'''
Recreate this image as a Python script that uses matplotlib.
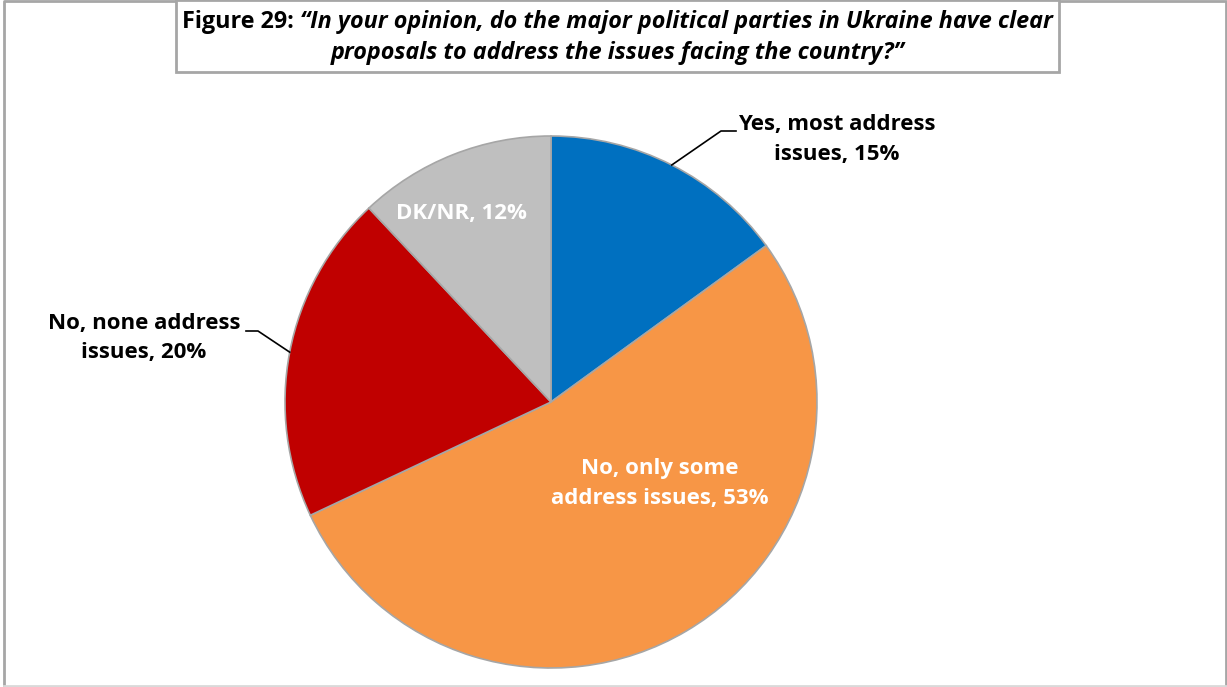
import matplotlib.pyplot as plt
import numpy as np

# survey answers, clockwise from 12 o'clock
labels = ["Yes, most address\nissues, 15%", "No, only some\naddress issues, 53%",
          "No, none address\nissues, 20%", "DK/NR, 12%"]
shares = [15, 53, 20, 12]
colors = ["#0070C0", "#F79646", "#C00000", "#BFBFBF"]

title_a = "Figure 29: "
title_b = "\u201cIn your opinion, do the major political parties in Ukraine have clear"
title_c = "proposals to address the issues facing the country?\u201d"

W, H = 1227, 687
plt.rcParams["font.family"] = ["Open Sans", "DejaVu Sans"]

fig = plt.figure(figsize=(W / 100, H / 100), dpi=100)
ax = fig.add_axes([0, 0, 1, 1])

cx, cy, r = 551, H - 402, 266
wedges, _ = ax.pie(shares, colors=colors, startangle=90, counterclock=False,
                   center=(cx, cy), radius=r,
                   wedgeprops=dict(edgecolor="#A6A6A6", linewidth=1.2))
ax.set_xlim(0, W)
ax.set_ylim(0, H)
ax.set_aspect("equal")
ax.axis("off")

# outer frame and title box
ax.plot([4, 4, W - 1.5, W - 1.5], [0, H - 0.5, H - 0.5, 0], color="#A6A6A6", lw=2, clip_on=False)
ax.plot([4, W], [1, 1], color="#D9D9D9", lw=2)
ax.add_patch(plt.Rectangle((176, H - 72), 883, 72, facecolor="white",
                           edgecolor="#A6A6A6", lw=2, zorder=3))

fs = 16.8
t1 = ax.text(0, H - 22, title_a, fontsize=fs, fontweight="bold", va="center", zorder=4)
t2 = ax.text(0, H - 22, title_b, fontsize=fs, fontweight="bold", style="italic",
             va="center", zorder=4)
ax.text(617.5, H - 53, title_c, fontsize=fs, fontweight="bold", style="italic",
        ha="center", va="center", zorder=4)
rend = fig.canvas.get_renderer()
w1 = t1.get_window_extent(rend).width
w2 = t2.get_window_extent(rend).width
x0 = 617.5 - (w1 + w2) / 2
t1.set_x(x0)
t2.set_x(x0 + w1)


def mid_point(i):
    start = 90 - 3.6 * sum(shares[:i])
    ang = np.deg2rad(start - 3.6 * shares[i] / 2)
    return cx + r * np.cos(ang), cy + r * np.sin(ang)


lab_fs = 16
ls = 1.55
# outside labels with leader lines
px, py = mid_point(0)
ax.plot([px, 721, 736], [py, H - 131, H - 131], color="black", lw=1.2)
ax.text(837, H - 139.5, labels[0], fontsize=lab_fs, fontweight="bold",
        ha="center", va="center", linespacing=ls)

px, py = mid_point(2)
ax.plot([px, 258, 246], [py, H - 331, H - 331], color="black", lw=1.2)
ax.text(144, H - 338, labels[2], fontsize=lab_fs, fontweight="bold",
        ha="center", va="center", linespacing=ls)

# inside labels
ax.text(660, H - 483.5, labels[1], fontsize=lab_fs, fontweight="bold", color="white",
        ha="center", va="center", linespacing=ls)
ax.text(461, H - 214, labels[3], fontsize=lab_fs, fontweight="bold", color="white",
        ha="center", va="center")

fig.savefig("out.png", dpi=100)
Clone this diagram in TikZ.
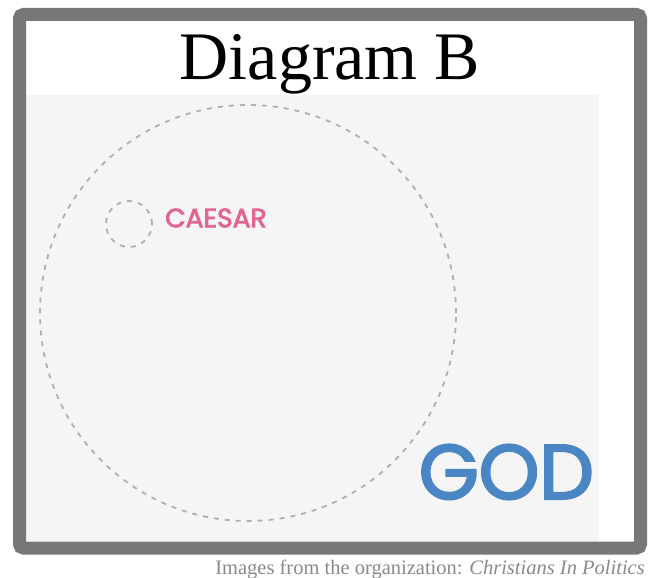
'''
> _Task prompt_
Transcribe the entries above verbatim, omitting their pictures.

> _Task solution_
Recreate this image as a Python script that uses matplotlib.
import matplotlib.pyplot as plt
import numpy as np

# survey answers, clockwise from 12 o'clock
labels = ["Yes, most address\nissues, 15%", "No, only some\naddress issues, 53%",
          "No, none address\nissues, 20%", "DK/NR, 12%"]
shares = [15, 53, 20, 12]
colors = ["#0070C0", "#F79646", "#C00000", "#BFBFBF"]

title_a = "Figure 29: "
title_b = "\u201cIn your opinion, do the major political parties in Ukraine have clear"
title_c = "proposals to address the issues facing the country?\u201d"

W, H = 1227, 687
plt.rcParams["font.family"] = ["Open Sans", "DejaVu Sans"]

fig = plt.figure(figsize=(W / 100, H / 100), dpi=100)
ax = fig.add_axes([0, 0, 1, 1])

cx, cy, r = 551, H - 402, 266
wedges, _ = ax.pie(shares, colors=colors, startangle=90, counterclock=False,
                   center=(cx, cy), radius=r,
                   wedgeprops=dict(edgecolor="#A6A6A6", linewidth=1.2))
ax.set_xlim(0, W)
ax.set_ylim(0, H)
ax.set_aspect("equal")
ax.axis("off")

# outer frame and title box
ax.plot([4, 4, W - 1.5, W - 1.5], [0, H - 0.5, H - 0.5, 0], color="#A6A6A6", lw=2, clip_on=False)
ax.plot([4, W], [1, 1], color="#D9D9D9", lw=2)
ax.add_patch(plt.Rectangle((176, H - 72), 883, 72, facecolor="white",
                           edgecolor="#A6A6A6", lw=2, zorder=3))

fs = 16.8
t1 = ax.text(0, H - 22, title_a, fontsize=fs, fontweight="bold", va="center", zorder=4)
t2 = ax.text(0, H - 22, title_b, fontsize=fs, fontweight="bold", style="italic",
             va="center", zorder=4)
ax.text(617.5, H - 53, title_c, fontsize=fs, fontweight="bold", style="italic",
        ha="center", va="center", zorder=4)
rend = fig.canvas.get_renderer()
w1 = t1.get_window_extent(rend).width
w2 = t2.get_window_extent(rend).width
x0 = 617.5 - (w1 + w2) / 2
t1.set_x(x0)
t2.set_x(x0 + w1)


def mid_point(i):
    start = 90 - 3.6 * sum(shares[:i])
    ang = np.deg2rad(start - 3.6 * shares[i] / 2)
    return cx + r * np.cos(ang), cy + r * np.sin(ang)


lab_fs = 16
ls = 1.55
# outside labels with leader lines
px, py = mid_point(0)
ax.plot([px, 721, 736], [py, H - 131, H - 131], color="black", lw=1.2)
ax.text(837, H - 139.5, labels[0], fontsize=lab_fs, fontweight="bold",
        ha="center", va="center", linespacing=ls)

px, py = mid_point(2)
ax.plot([px, 258, 246], [py, H - 331, H - 331], color="black", lw=1.2)
ax.text(144, H - 338, labels[2], fontsize=lab_fs, fontweight="bold",
        ha="center", va="center", linespacing=ls)

# inside labels
ax.text(660, H - 483.5, labels[1], fontsize=lab_fs, fontweight="bold", color="white",
        ha="center", va="center", linespacing=ls)
ax.text(461, H - 214, labels[3], fontsize=lab_fs, fontweight="bold", color="white",
        ha="center", va="center")

fig.savefig("out.png", dpi=100)
Clone this diagram in TikZ.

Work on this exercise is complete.